Not everybody wants to commute into central London to work in an office, or get up at 4am to clean it
Cross the canal from the Olympic Stadium and you’ll enter Fish Island, part of a thriving industrial and artistic hub in Hackney Wick. But among the brewers, scaffold yards and gas suppliers, the trendy cafes and artists’ studios, you’ll find empty lots, building sites, and new blocks of luxury flats.
Hackney Wick is a microcosm of a trend that has been reshaping London in recent decades, flattening these jumbles of vibrant and often creative industry to make way for a sterile monoculture of luxury apartments and city jobs.
I’ve published a new report today calling for the mayor to rethink the release of these industrial sites, and to do more to protect the employment they provide. I visited businesses in Hackney Wick, Charlton and Peckham, and heard from experts at Cass Cities, UCL and Just Space.
It’s a common misconception that these sites are empty and underused, and that manufacturing in London is an anachronism. In fact, vacancy rates on industrial sites are now lower than most high streets, and in Hackney Wick only four per cent of the sites are unused.
That hasn’t stopped property developers and planning authorities from kicking viable businesses out, to make way for homes. Councils and the mayor are desperate to solve our housing crisis, but in the process they risk making the jobs crisis worse.
Not everybody wants to commute into central London to work in an office, or get up at 4am to clean it. All those people working in skilled and semi-skilled manual jobs are being left behind by the mayor’s obsession with banks, business services and the creative industries.
In the seven years from 2006-13 we lost 750 football pitches worth of industrial land, twice the benchmark set by the mayor’s London Plan. That could get even worse, as the government has consulted on extending permitted development rights to light industrial land. That would let greedy developers buy up and develop sites without even needing planning permission for the change of use.
Just think, for a moment, about the implications, given that developers can double their money just by buying industrial land in London and then getting its planning status changed to residential, ready for development.

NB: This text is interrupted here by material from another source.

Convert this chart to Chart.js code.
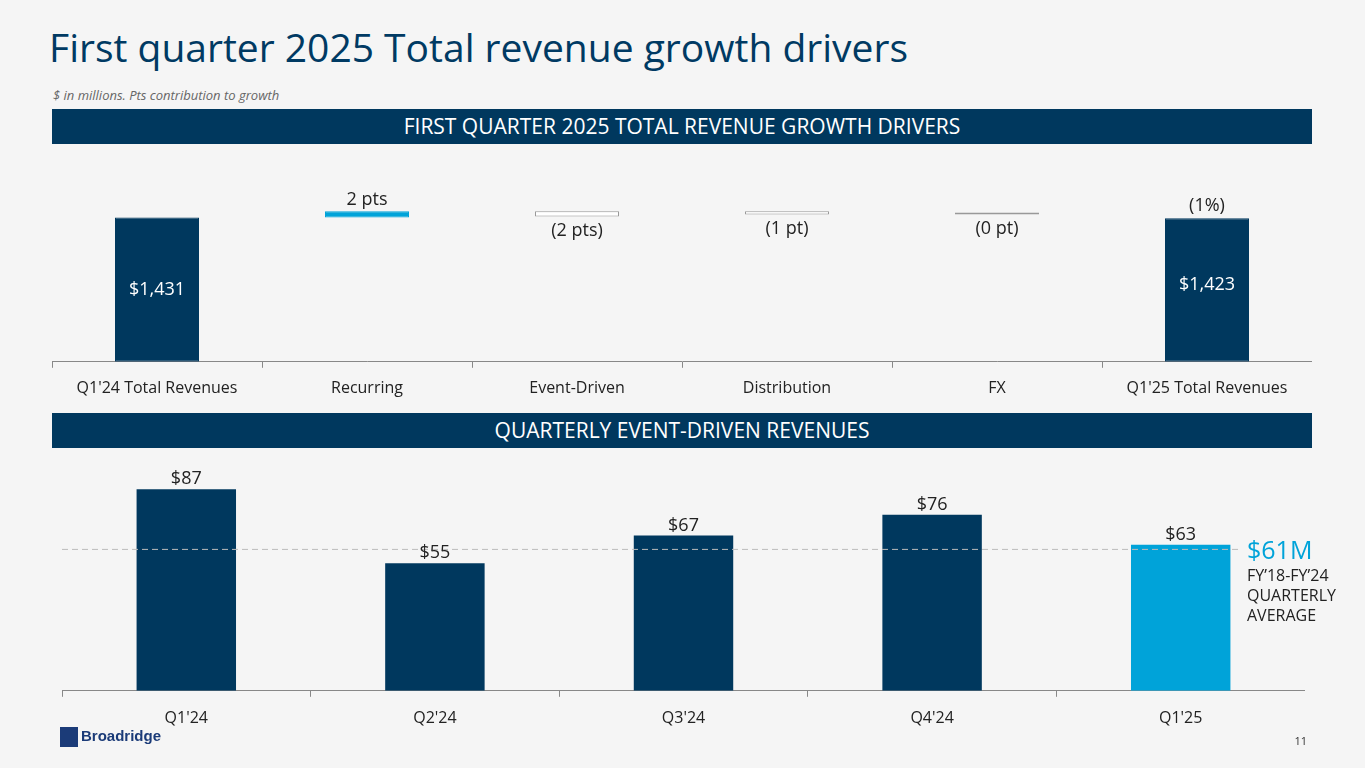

It could be a complete disaster, a gold rush for developers as they bulldoze businesses and build more flats with Tesco Metros and empty office space on the ground floor.
Thankfully, the City Hall planners seem to realise there may be a problem here. When I asked the deputy mayor for Planning about this a few weeks ago he told me that they have now commissioned a review of industrial land.
I welcome this study. It will consider whether ‘less high-value activities [are] critical to sustaining the city’s metabolism’, and whether ‘businesses are moving further into outer London, or further outside of London’ creating ‘increased congestion’ and ‘negative externalities… including emissions.’
But the mayor refused to join me in lobbying against the permitted development rights, and won’t make any changes to his London Plan in his term of office. I don’t think we should wait until after the elections next year to protect London’s industries.